During the video restoration presentation, we (royal we here) got to talking shop a bit (probably to the dismay of the non-audio and video folks who were in my group) and I asked why they only scan in at 4K and not 8K, as well as discussed audio sample rates. The reason was similar: it’s a data problem and for some old film types, you’re theoretically not going to really get better with higher scans (MuppetVision 3D in Disneyland was scanned in at 6K if you care about such things, but that decision had a lot to do with the original format; this forum discusses this topic more if you want to see some opinions and other links). This puts a whole new spin on Big Data, eh? It may not be schemas, but it sure is a ton of information that is unwieldy to deal with.
What was also interesting about that presentation was the talk about the film stock and not only how flammable it could be (depending on its type), but no matter what they do, at some point, the originals will be completely unusable (much like how I related backups to audio which I blogged about awhile back). Digital, film, analog tape – stored properly it will have a long shelf life, but it may not … it all depends since there are so many factors that contribute to that. If you have important data that needs to live for a long time, preserve it properly and have adequate redundancy, too. Archiving is no joke. A company like Disney is built on its history, and they need to preserve it.
Shifting gears a bit, the Animation Research Library as I said houses 65,000,000 pieces of art. I didn’t ask, but I could tell it was all cataloged and scanned in (I thought I heard someone say 150 dpi which was good enough years ago; I believe they’re working on scanning in at either 600 or 1200dpi now that tech has moved on and storage has gotten cheaper). Anyway, point is, we’ve got another data thing going on here. This is data not only used by animators today that needs to be accessible (hello HA!), but quickly and organized. Side note: cool perk of working there is you can apparently choose pieces from the archive to put up in your office. Drool. This is Art on Demand on steroids! Where do I sign up at HR for framed pencil drawings of “The Band Concert“?

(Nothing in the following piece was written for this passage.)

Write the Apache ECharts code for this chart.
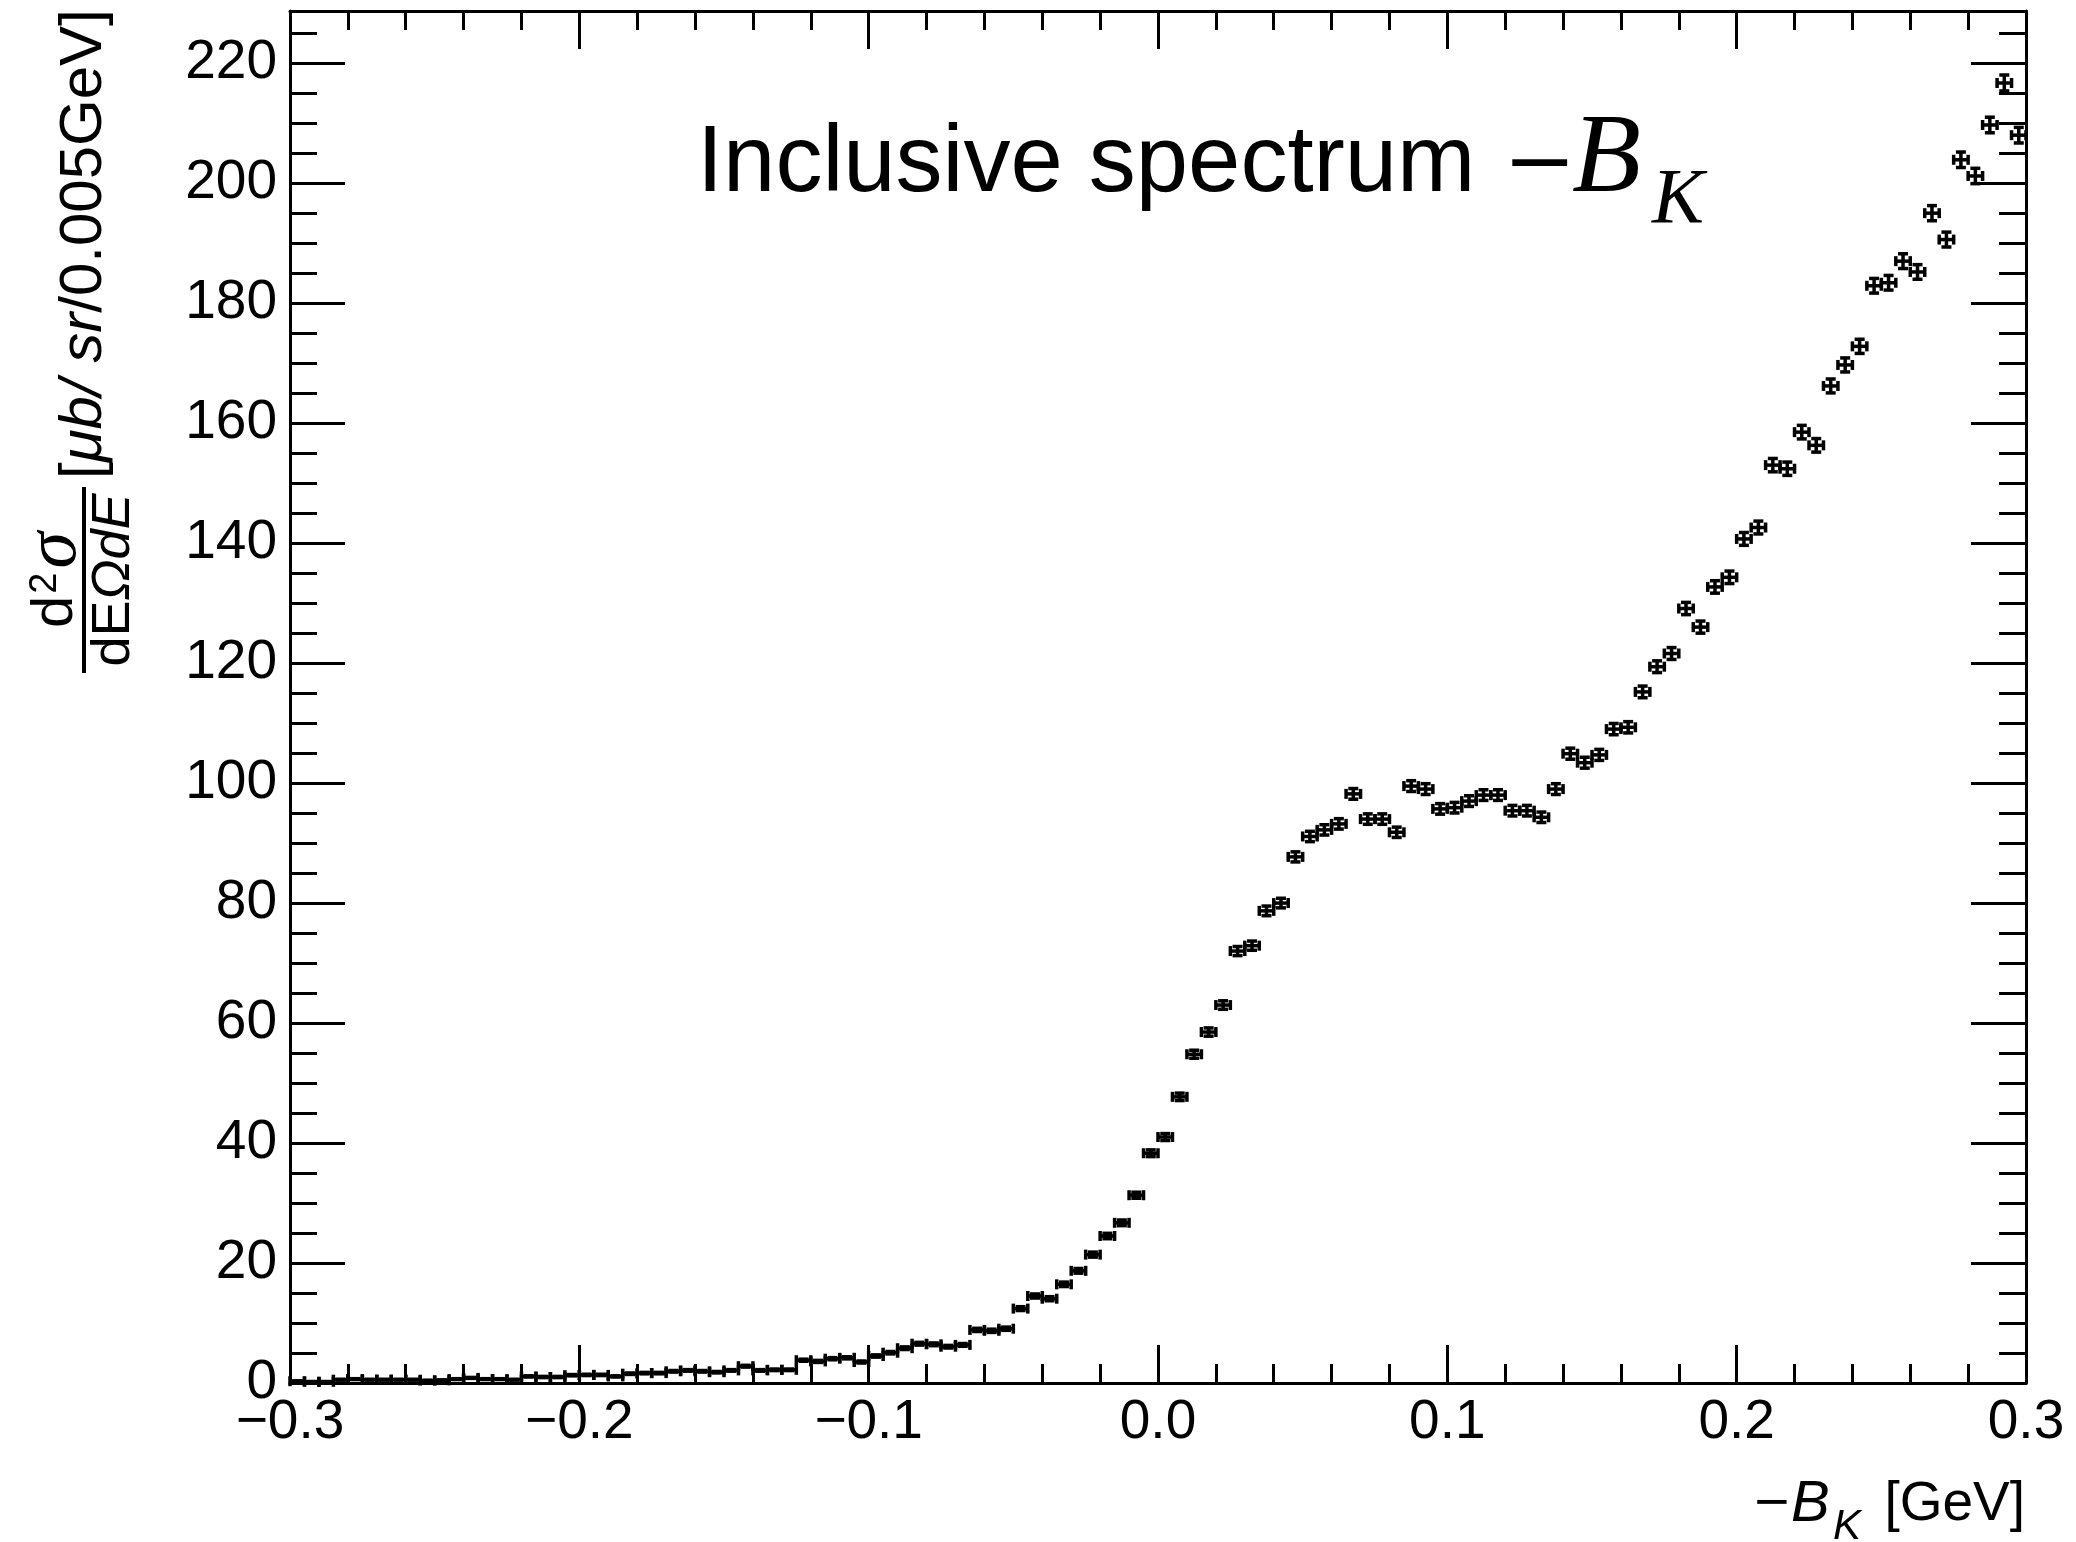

Would I still love to be an animator? Maybe, but some of what goes on at Disney isn’t too far off from what I do today. I help customers ensure their data is available when they need it, be it near line or offline. Your data is your IP … and legacy. So maybe I really did choose the right career path after all – just getting a glimpse of how Disney deals with things like archiving and redundancy gives me inspiration in what I do right now, and is more than just a doodle on a page or a ride in an amusement park.